The biggest performance lever in AI agents is not the model. It is the harness.
Agent = Model + Harness
The term crystallized this month. OpenAI shipped its Agents SDK update on April 15 with a model-native harness - sandbox execution, filesystem tools, snapshot and rehydration - built from the same scaffolding that powers Codex. Martin Fowler published a detailed synthesis the same week. An awesome-harness-engineering repo appeared on GitHub. The concept now has a name, a community, and a discipline.
Harness means everything in an agent that is not the model itself. The tools it can call, the guardrails that constrain it, the feedback loops that help it self-correct, and the observability layer that lets humans monitor behavior.
The LangChain Proof Point
LangChain's Deep Agents team took GPT-5.2-Codex from outside the top 30 at 52.8% to rank 5 at 66.5% on TerminalBench 2.0. The model did not change. They swapped the harness - self-verification loops, loop detection middleware, better context engineering.
A 14-point jump from infrastructure alone. That result should change how every team allocates engineering effort.
Seven Components
The emerging taxonomy breaks a harness into seven categories:
- Guides - feedforward controls that steer before the agent acts
- Sensors - feedback controls that observe after the agent acts and trigger self-correction
- Rails - hard constraints that prevent catastrophic actions
- Scaffolds - the execution environment, sandbox, filesystem access
- Exemplars - few-shot examples and demonstrations
- Mirrors - self-reflection and evaluation mechanisms
- Throttles - rate limiting, cost controls, token budgets
Fowler frames it as three interlocking systems: context engineering, architectural constraints, and entropy management. Both taxonomies point at the same truth. The model is necessary but not sufficient.

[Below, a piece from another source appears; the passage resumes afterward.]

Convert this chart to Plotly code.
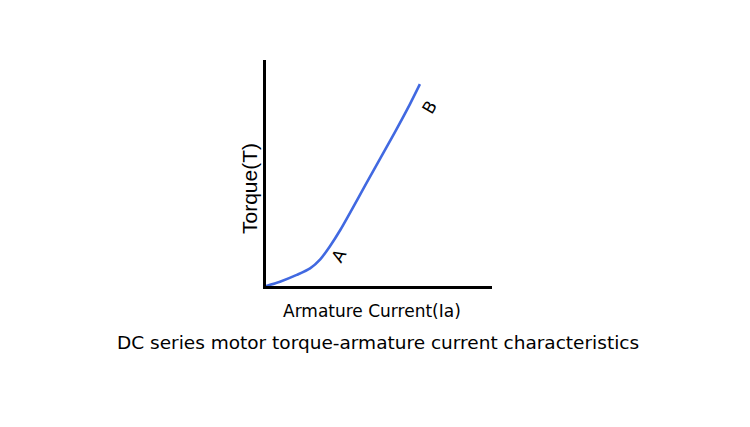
import plotly.graph_objects as go

current = [0, 6.2, 13.6, 19.5, 24.0, 28.3, 33.0, 45.0, 57.0, 63.7, 68.1]
torque = [0, 1.9, 4.9, 7.8, 11.8, 17.6, 25.0, 46.5, 68.0, 80.5, 89.3]

W, H = 750, 427
x0, x1 = 266, 492
y0, y1 = 60, 286

fig = go.Figure()
fig.add_trace(go.Scatter(x=current, y=torque, mode="lines",
                         line=dict(color="#4169e1", width=2.6, shape="spline", smoothing=0.8),
                         hoverinfo="skip"))

fig.add_annotation(x=32.5, y=13.5, text="A", showarrow=False, textangle=-60,
                   xanchor="center", yanchor="middle",
                   font=dict(family="DejaVu Sans", size=17, color="black"))
fig.add_annotation(x=72.5, y=79, text="B", showarrow=False, textangle=-60,
                   xanchor="center", yanchor="middle",
                   font=dict(family="DejaVu Sans", size=17, color="black"))

fig.add_annotation(xref="paper", yref="paper", x=249 / W, y=1 - 189 / H, text="Torque(T)",
                   showarrow=False, textangle=-90, xanchor="center", yanchor="middle",
                   font=dict(family="Liberation Sans", size=21, color="black"))
fig.add_annotation(xref="paper", yref="paper", x=372 / W, y=1 - 311 / H, text="Armature Current(Ia)",
                   showarrow=False, xanchor="center", yanchor="middle",
                   font=dict(family="DejaVu Sans", size=17, color="black"))
fig.add_annotation(xref="paper", yref="paper", x=378 / W, y=1 - 342 / H,
                   text="DC series motor torque-armature current characteristics",
                   showarrow=False, xanchor="center", yanchor="middle",
                   font=dict(family="DejaVu Sans", size=18.5, color="black"))

fig.update_layout(
    width=W, height=H, margin=dict(l=0, r=0, t=0, b=0),
    paper_bgcolor="white", plot_bgcolor="white", showlegend=False,
    xaxis=dict(domain=[x0 / W, x1 / W], range=[0, 100], showline=True, linecolor="black",
               linewidth=3, showgrid=False, zeroline=False, showticklabels=False, ticks=""),
    yaxis=dict(domain=[1 - y1 / H, 1 - y0 / H], range=[0, 100], showline=True, linecolor="black",
               linewidth=3, showgrid=False, zeroline=False, showticklabels=False, ticks=""),
)
fig.write_html("out.html")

What This Means for Builders
I have been building agent systems where the harness work dwarfs the prompt work for months. But until now there was no shared vocabulary for what we were actually doing.
Fowler identifies three human postures - humans outside, in, or on the loop. His argument: maintaining the harness rather than reviewing individual outputs is the only approach that scales with agent throughput. I agree. The CLAUDE.md files, AGENTS.md conventions, and skill configurations I work with daily are all harness engineering. We just did not have the name.
Prompt engineering got us started. Harness engineering is what gets us to production.